### GOAL:
Here are records with pictures in them. Copy all of them exactly and leave the pictures out.
# Start of RECORDS TO PROCESS
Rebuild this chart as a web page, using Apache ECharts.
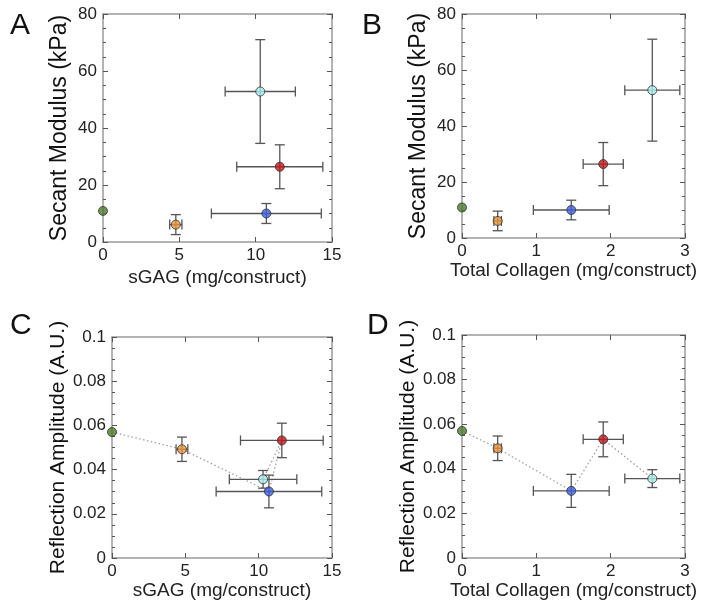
<!DOCTYPE html>
<html>
<head>
<meta charset="utf-8">
<script src="https://cdn.jsdelivr.net/npm/echarts@6/dist/echarts.min.js"></script>
<style>html,body{margin:0;padding:0;background:#fff}#c{width:704px;height:607px}</style>
</head>
<body>
<div id="c"></div>
<script>
// Groups (in plotting/line order)
const groupColors = ['#4a7a2c', '#e8923a', '#3d5fe0', '#c4161c', '#a8eeee'];
const sGAG = [0, 4.77, 10.7, 11.58, 10.3];
const sGAGErr = [0, 0.4, 3.6, 2.82, 2.3];
const collagen = [0, 0.48, 1.47, 1.9, 2.56];
const collagenErr = [0, 0.05, 0.51, 0.27, 0.37];
const modulus = [10.9, 6.1, 10.0, 26.4, 52.8];
const modulusErr = [0, 3.5, 3.5, 7.7, 18.2];
const reflection = [0.0570, 0.0492, 0.0301, 0.0532, 0.0356];
const reflectionErr = [0, 0.0055, 0.0074, 0.0078, 0.0040];

const sGAGTicks = {min: 0, max: 15, interval: 5};
const collagenTicks = {min: 0, max: 3, interval: 1};
const modulusTicks = {min: 0, max: 80, interval: 20};
const reflectionTicks = {min: 0, max: 0.1, interval: 0.02};

const FONT = '"Liberation Sans", Arial, sans-serif';
const grids = [
  {left: 103, top: 14, width: 229, height: 228},
  {left: 462, top: 14, width: 223, height: 224},
  {left: 112, top: 337, width: 220, height: 221},
  {left: 462, top: 335, width: 223, height: 223}
];
const xNameGaps = [26, 22, 22, 22.5];
const panels = [
  {letter: 'A', x: sGAG, xe: sGAGErr, y: modulus, ye: modulusErr, xt: sGAGTicks, yt: modulusTicks, xn: 'sGAG (mg/construct)', yn: 'Secant Modulus (kPa)', line: false, ylab: v => v},
  {letter: 'B', x: collagen, xe: collagenErr, y: modulus, ye: modulusErr, xt: collagenTicks, yt: modulusTicks, xn: 'Total Collagen (mg/construct)', yn: 'Secant Modulus (kPa)', line: false, ylab: v => v},
  {letter: 'C', x: sGAG, xe: sGAGErr, y: reflection, ye: reflectionErr, xt: sGAGTicks, yt: reflectionTicks, xn: 'sGAG (mg/construct)', yn: 'Reflection Amplitude (A.U.)', line: true, ylab: v => v === 0 ? '0' : (+v.toFixed(2)).toString()},
  {letter: 'D', x: collagen, xe: collagenErr, y: reflection, ye: reflectionErr, xt: collagenTicks, yt: reflectionTicks, xn: 'Total Collagen (mg/construct)', yn: 'Reflection Amplitude (A.U.)', line: true, ylab: v => v === 0 ? '0' : (+v.toFixed(2)).toString()}
];
const letterPos = [{left: 5, top: 6}, {left: 357, top: 6}, {left: 5, top: 306}, {left: 362, top: 306}];

const axisColor = '#9a9a9a';
const xAxes = [], yAxes = [], series = [], titles = [];
panels.forEach((p, i) => {
  titles.push({text: p.letter, left: letterPos[i].left, top: letterPos[i].top,
    textStyle: {fontSize: 30, fontWeight: 'normal', color: '#111', fontFamily: FONT}});
  const common = {type: 'value', gridIndex: i, splitLine: {show: false},
    axisLine: {show: true, onZero: false, lineStyle: {color: axisColor, width: 1.5}}};
  const tick = {inside: true, length: 5, lineStyle: {color: '#555'}};
  const minor = {show: true, splitNumber: 4, length: 3, lineStyle: {color: '#555'}};
  xAxes.push(Object.assign({}, common, p.xt, {position: 'bottom', name: p.xn, nameLocation: 'middle', nameGap: xNameGaps[i],
    nameTextStyle: {fontSize: 19, color: '#222', fontFamily: FONT},
    axisTick: tick,
    axisLabel: {fontSize: 17, color: '#222', fontFamily: FONT, margin: 5}}));
  xAxes.push(Object.assign({}, common, p.xt, {position: 'top', axisTick: tick, axisLabel: {show: false}}));
  yAxes.push(Object.assign({}, common, p.yt, {position: 'left', name: p.yn, nameLocation: 'middle',
    nameGap: p.line ? 43 : 32,
    nameTextStyle: {fontSize: p.line ? 21 : 23, color: '#111', fontFamily: FONT},
    axisTick: tick, minorTick: minor,
    axisLabel: {fontSize: 17, color: '#222', fontFamily: FONT, margin: 6, formatter: p.ylab}}));
  yAxes.push(Object.assign({}, common, p.yt, {position: 'right', axisTick: tick, minorTick: minor, axisLabel: {show: false}}));

  const xi = 2 * i, yi = 2 * i;
  if (p.line) {
    series.push({type: 'line', xAxisIndex: xi, yAxisIndex: yi, symbol: 'none', silent: true, z: 1,
      lineStyle: {color: '#9a9a9a', width: 1.2, type: [1.5, 2.5]},
      data: p.x.map((v, k) => [v, p.y[k]])});
  }
  series.push({type: 'custom', xAxisIndex: xi, yAxisIndex: yi, z: 2, silent: true,
    data: p.x.map((v, k) => [v, p.y[k], p.xe[k], p.ye[k]]),
    renderItem: function (params, api) {
      const x = api.value(0), y = api.value(1), xe = api.value(2), ye = api.value(3);
      const children = [];
      const st = {stroke: '#555', lineWidth: 1.3};
      const cap = 5;
      if (ye > 0) {
        const a = api.coord([x, y - ye]), b = api.coord([x, y + ye]);
        children.push({type: 'line', shape: {x1: a[0], y1: a[1], x2: b[0], y2: b[1]}, style: st});
        children.push({type: 'line', shape: {x1: a[0] - cap, y1: a[1], x2: a[0] + cap, y2: a[1]}, style: st});
        children.push({type: 'line', shape: {x1: b[0] - cap, y1: b[1], x2: b[0] + cap, y2: b[1]}, style: st});
      }
      if (xe > 0) {
        const a = api.coord([x - xe, y]), b = api.coord([x + xe, y]);
        children.push({type: 'line', shape: {x1: a[0], y1: a[1], x2: b[0], y2: b[1]}, style: st});
        children.push({type: 'line', shape: {x1: a[0], y1: a[1] - cap, x2: a[0], y2: a[1] + cap}, style: st});
        children.push({type: 'line', shape: {x1: b[0], y1: b[1] - cap, x2: b[0], y2: b[1] + cap}, style: st});
      }
      return {type: 'group', children: children};
    }});
  series.push({type: 'scatter', xAxisIndex: xi, yAxisIndex: yi, z: 3, symbol: 'circle', symbolSize: 9,
    data: p.x.map((v, k) => ({value: [v, p.y[k]], itemStyle: {color: groupColors[k], borderColor: '#333', borderWidth: 1}}))});
});

const chart = echarts.init(document.getElementById('c'), null, {renderer: 'canvas'});
chart.setOption({
  animation: false,
  backgroundColor: '#fff',
  title: titles,
  grid: grids,
  xAxis: xAxes,
  yAxis: yAxes,
  series: series
});
</script>
</body>
</html>
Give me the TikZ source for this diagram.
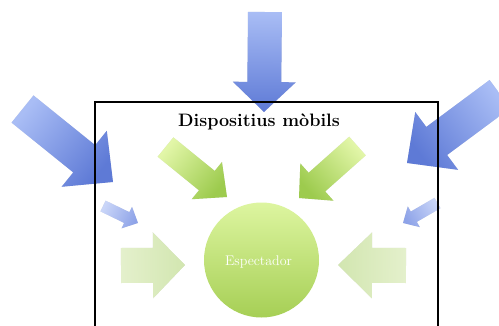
# End of RECORDS TO PROCESS
### SOLUTION TO THIS TASK:
Rebuild this chart as a web page, using Apache ECharts.
<!DOCTYPE html>
<html>
<head>
<meta charset="utf-8">
<script src="https://cdn.jsdelivr.net/npm/echarts@6/dist/echarts.min.js"></script>
<style>html,body{margin:0;padding:0;background:#fff}#c{width:704px;height:607px}</style>
</head>
<body>
<div id="c"></div>
<script>
// Groups (in plotting/line order)
const groupColors = ['#4a7a2c', '#e8923a', '#3d5fe0', '#c4161c', '#a8eeee'];
const sGAG = [0, 4.77, 10.7, 11.58, 10.3];
const sGAGErr = [0, 0.4, 3.6, 2.82, 2.3];
const collagen = [0, 0.48, 1.47, 1.9, 2.56];
const collagenErr = [0, 0.05, 0.51, 0.27, 0.37];
const modulus = [10.9, 6.1, 10.0, 26.4, 52.8];
const modulusErr = [0, 3.5, 3.5, 7.7, 18.2];
const reflection = [0.0570, 0.0492, 0.0301, 0.0532, 0.0356];
const reflectionErr = [0, 0.0055, 0.0074, 0.0078, 0.0040];

const sGAGTicks = {min: 0, max: 15, interval: 5};
const collagenTicks = {min: 0, max: 3, interval: 1};
const modulusTicks = {min: 0, max: 80, interval: 20};
const reflectionTicks = {min: 0, max: 0.1, interval: 0.02};

const FONT = '"Liberation Sans", Arial, sans-serif';
const grids = [
  {left: 103, top: 14, width: 229, height: 228},
  {left: 462, top: 14, width: 223, height: 224},
  {left: 112, top: 337, width: 220, height: 221},
  {left: 462, top: 335, width: 223, height: 223}
];
const xNameGaps = [26, 22, 22, 22.5];
const panels = [
  {letter: 'A', x: sGAG, xe: sGAGErr, y: modulus, ye: modulusErr, xt: sGAGTicks, yt: modulusTicks, xn: 'sGAG (mg/construct)', yn: 'Secant Modulus (kPa)', line: false, ylab: v => v},
  {letter: 'B', x: collagen, xe: collagenErr, y: modulus, ye: modulusErr, xt: collagenTicks, yt: modulusTicks, xn: 'Total Collagen (mg/construct)', yn: 'Secant Modulus (kPa)', line: false, ylab: v => v},
  {letter: 'C', x: sGAG, xe: sGAGErr, y: reflection, ye: reflectionErr, xt: sGAGTicks, yt: reflectionTicks, xn: 'sGAG (mg/construct)', yn: 'Reflection Amplitude (A.U.)', line: true, ylab: v => v === 0 ? '0' : (+v.toFixed(2)).toString()},
  {letter: 'D', x: collagen, xe: collagenErr, y: reflection, ye: reflectionErr, xt: collagenTicks, yt: reflectionTicks, xn: 'Total Collagen (mg/construct)', yn: 'Reflection Amplitude (A.U.)', line: true, ylab: v => v === 0 ? '0' : (+v.toFixed(2)).toString()}
];
const letterPos = [{left: 5, top: 6}, {left: 357, top: 6}, {left: 5, top: 306}, {left: 362, top: 306}];

const axisColor = '#9a9a9a';
const xAxes = [], yAxes = [], series = [], titles = [];
panels.forEach((p, i) => {
  titles.push({text: p.letter, left: letterPos[i].left, top: letterPos[i].top,
    textStyle: {fontSize: 30, fontWeight: 'normal', color: '#111', fontFamily: FONT}});
  const common = {type: 'value', gridIndex: i, splitLine: {show: false},
    axisLine: {show: true, onZero: false, lineStyle: {color: axisColor, width: 1.5}}};
  const tick = {inside: true, length: 5, lineStyle: {color: '#555'}};
  const minor = {show: true, splitNumber: 4, length: 3, lineStyle: {color: '#555'}};
  xAxes.push(Object.assign({}, common, p.xt, {position: 'bottom', name: p.xn, nameLocation: 'middle', nameGap: xNameGaps[i],
    nameTextStyle: {fontSize: 19, color: '#222', fontFamily: FONT},
    axisTick: tick,
    axisLabel: {fontSize: 17, color: '#222', fontFamily: FONT, margin: 5}}));
  xAxes.push(Object.assign({}, common, p.xt, {position: 'top', axisTick: tick, axisLabel: {show: false}}));
  yAxes.push(Object.assign({}, common, p.yt, {position: 'left', name: p.yn, nameLocation: 'middle',
    nameGap: p.line ? 43 : 32,
    nameTextStyle: {fontSize: p.line ? 21 : 23, color: '#111', fontFamily: FONT},
    axisTick: tick, minorTick: minor,
    axisLabel: {fontSize: 17, color: '#222', fontFamily: FONT, margin: 6, formatter: p.ylab}}));
  yAxes.push(Object.assign({}, common, p.yt, {position: 'right', axisTick: tick, minorTick: minor, axisLabel: {show: false}}));

  const xi = 2 * i, yi = 2 * i;
  if (p.line) {
    series.push({type: 'line', xAxisIndex: xi, yAxisIndex: yi, symbol: 'none', silent: true, z: 1,
      lineStyle: {color: '#9a9a9a', width: 1.2, type: [1.5, 2.5]},
      data: p.x.map((v, k) => [v, p.y[k]])});
  }
  series.push({type: 'custom', xAxisIndex: xi, yAxisIndex: yi, z: 2, silent: true,
    data: p.x.map((v, k) => [v, p.y[k], p.xe[k], p.ye[k]]),
    renderItem: function (params, api) {
      const x = api.value(0), y = api.value(1), xe = api.value(2), ye = api.value(3);
      const children = [];
      const st = {stroke: '#555', lineWidth: 1.3};
      const cap = 5;
      if (ye > 0) {
        const a = api.coord([x, y - ye]), b = api.coord([x, y + ye]);
        children.push({type: 'line', shape: {x1: a[0], y1: a[1], x2: b[0], y2: b[1]}, style: st});
        children.push({type: 'line', shape: {x1: a[0] - cap, y1: a[1], x2: a[0] + cap, y2: a[1]}, style: st});
        children.push({type: 'line', shape: {x1: b[0] - cap, y1: b[1], x2: b[0] + cap, y2: b[1]}, style: st});
      }
      if (xe > 0) {
        const a = api.coord([x - xe, y]), b = api.coord([x + xe, y]);
        children.push({type: 'line', shape: {x1: a[0], y1: a[1], x2: b[0], y2: b[1]}, style: st});
        children.push({type: 'line', shape: {x1: a[0], y1: a[1] - cap, x2: a[0], y2: a[1] + cap}, style: st});
        children.push({type: 'line', shape: {x1: b[0], y1: b[1] - cap, x2: b[0], y2: b[1] + cap}, style: st});
      }
      return {type: 'group', children: children};
    }});
  series.push({type: 'scatter', xAxisIndex: xi, yAxisIndex: yi, z: 3, symbol: 'circle', symbolSize: 9,
    data: p.x.map((v, k) => ({value: [v, p.y[k]], itemStyle: {color: groupColors[k], borderColor: '#333', borderWidth: 1}}))});
});

const chart = echarts.init(document.getElementById('c'), null, {renderer: 'canvas'});
chart.setOption({
  animation: false,
  backgroundColor: '#fff',
  title: titles,
  grid: grids,
  xAxis: xAxes,
  yAxis: yAxes,
  series: series
});
</script>
</body>
</html>
Give me the TikZ source for this diagram.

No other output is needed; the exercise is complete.